Mr. Wearry has waited too long already. The fact that this litigation was filed five years ago and has not even proceeded to discovery cannot be stressed enough. Defendants have had ample opportunity to argue their position to both this Court and to the Fifth Circuit without success, and they do not point to any real or specific harm that would result should they have to engage in discovery while their petition remains pending before the Supreme Court. Instead, they essentially argue that an assertion of absolute immunity entitles them to a stay no matter the circumstances. This is not enough.
C. Conclusion
For the reasons given above, the Court finds that its prior Order (R. Doc. 62) staying discovery expired on October 28, 2022, when the Fifth Circuit issued its Mandate (R. Doc. 90). Moreover, Defendants have failed to persuade the Court that a new stay should issue pending the Supreme Court's decision of their Petition for Writ of Certiorari. Therefore, the parties are ORDERED to immediately proceed with discovery.
The Court will separately issue a Scheduling Order based on the deadlines already proposed by the parties in their Status Report (R. Doc. 93).

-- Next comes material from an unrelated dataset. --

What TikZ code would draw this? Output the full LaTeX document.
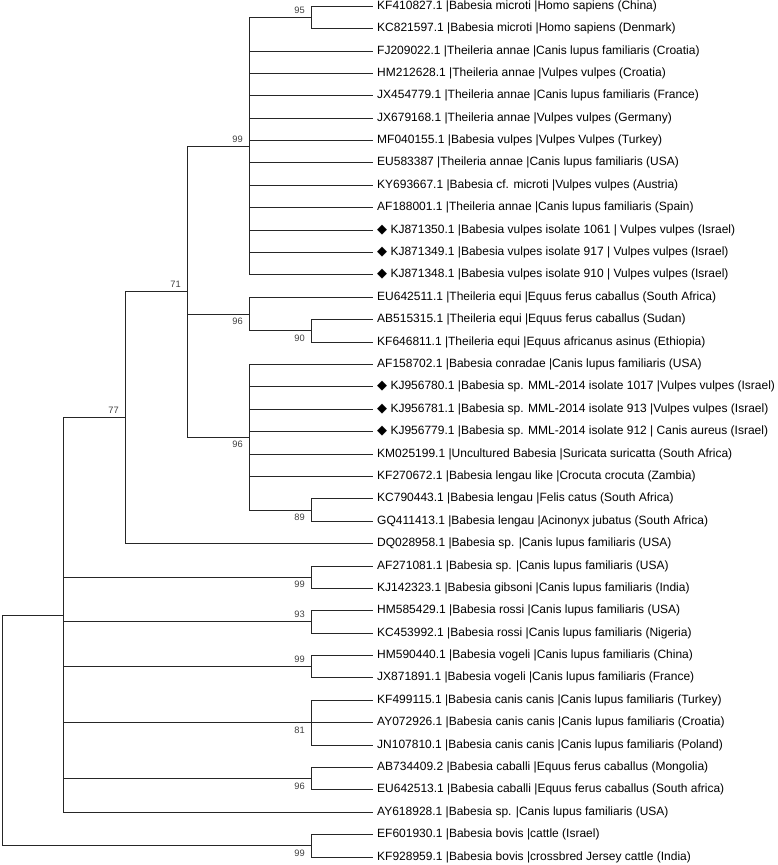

Finally, should the Supreme Court grant Defendants' Petition for Writ of Certiorari, Defendants will immediately file notice with the Court and discovery will again be stayed pending the outcome in the Supreme Court. But to be clear, a further stay will only occur if the Supreme Court grants certiorari. See Glick v. Ballentine Produce, Inc., 397 F.2d 590, 594 (8th Cir. 1968) (“While it is true that the actual granting of a writ of certiorari does operate as a stay, the mere petition for certiorari does not have such an effect.”).